FIRST AMENDMENT TO LOAN AND SECURITY AGREEMENT
Exhibit 10.33
FIRST AMENDMENT
TO
LOAN AND SECURITY AGREEMENT
This First Amendment to Loan and Security Agreement is entered into as of August 28, 2003 (the Amendment), by and between COMERICA BANK, successor in interest to COMERICA BANK CALIFORNIA (Bank) and DITECH COMMUNICATIONS CORPORATION (Borrower).
RECITALS
Borrower and Bank are parties to that certain Loan and Security Agreement dated as of August 7, 2002, as amended (collectively, the Agreement). The parties desire to amend the Agreement in accordance with the terms of this Amendment.
NOW, THEREFORE, the parties agree as follows:
1. The following defined term in Section 1.1 of the Agreement is hereby amended to read as follows:
Revolving Maturity Date means July 31, 2004.
2. The reference to One Hundred Thousand Dollars ($100,000) in Section 2.1(e) of the Agreement is hereby amended to read as follows: Two Hundred Thousand Dollars ($200,000).
3. The last paragraph of Section 6.3 of the Agreement and Subsection 6.3(f) of the Agreement are hereby deleted in their entirety.

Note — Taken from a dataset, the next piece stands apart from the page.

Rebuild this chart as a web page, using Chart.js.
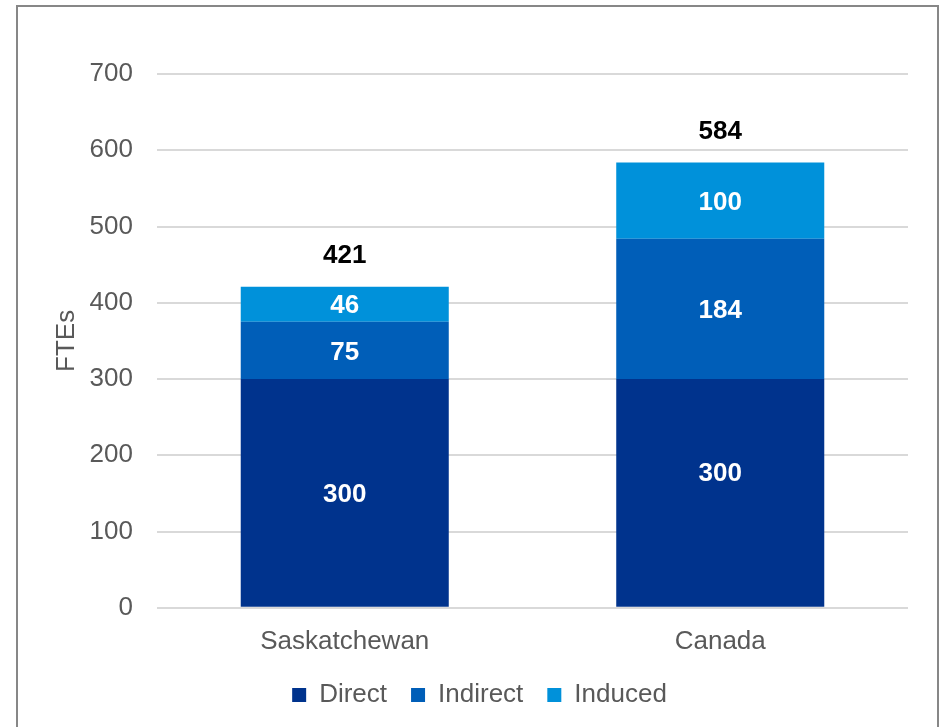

4. Sections 6.7 and 6.8 of the Agreement are hereby amended in their entirety to read as follows:
6.7 Accounts and Minimum Balance. Borrower shall maintain and shall cause each of its Subsidiaries to maintain its primary depository and operating accounts with Bank.
6.8 [Intentionally Omitted.]
5. Section 6.10 of the Agreement is hereby amended in its entirety to read as follows:
6.10 Minimum Liquidity. At all times, Borrower shall maintain a balance of unrestricted cash and cash equivalents of not less than Twenty Million Dollars ($20,000,000).
6. Exhibit C to the Agreement is hereby amended and replaced in its entirety by Exhibit C attached hereto.
7. Unless otherwise defined, all initially capitalized terms in this Amendment shall be as defined in the Agreement. The Agreement, as amended hereby, shall be and remain in full force and effect in accordance with its respective terms and hereby is ratified and confirmed in all respects. Except as expressly set forth herein, the execution, delivery, and performance of this Amendment shall not operate as a waiver of, or as an amendment of, any right, power, or remedy of Bank under the Agreement, as in effect prior to the date hereof. Borrower ratifies and reaffirms the continuing effectiveness of all promissory notes, guaranties, security agreements, mortgages, deeds of trust, environmental agreements, and all other instruments, documents and agreements entered into in connection with the Agreement.
8. Borrower represents and warrants that the representations and warranties contained in the Agreement are true and correct as of the date of this Amendment, and that no Event of Default has occurred which is continuing.
9. This Amendment may be executed in two or more counterparts, each of which shall be deemed an original, but all of which together shall constitute one instrument.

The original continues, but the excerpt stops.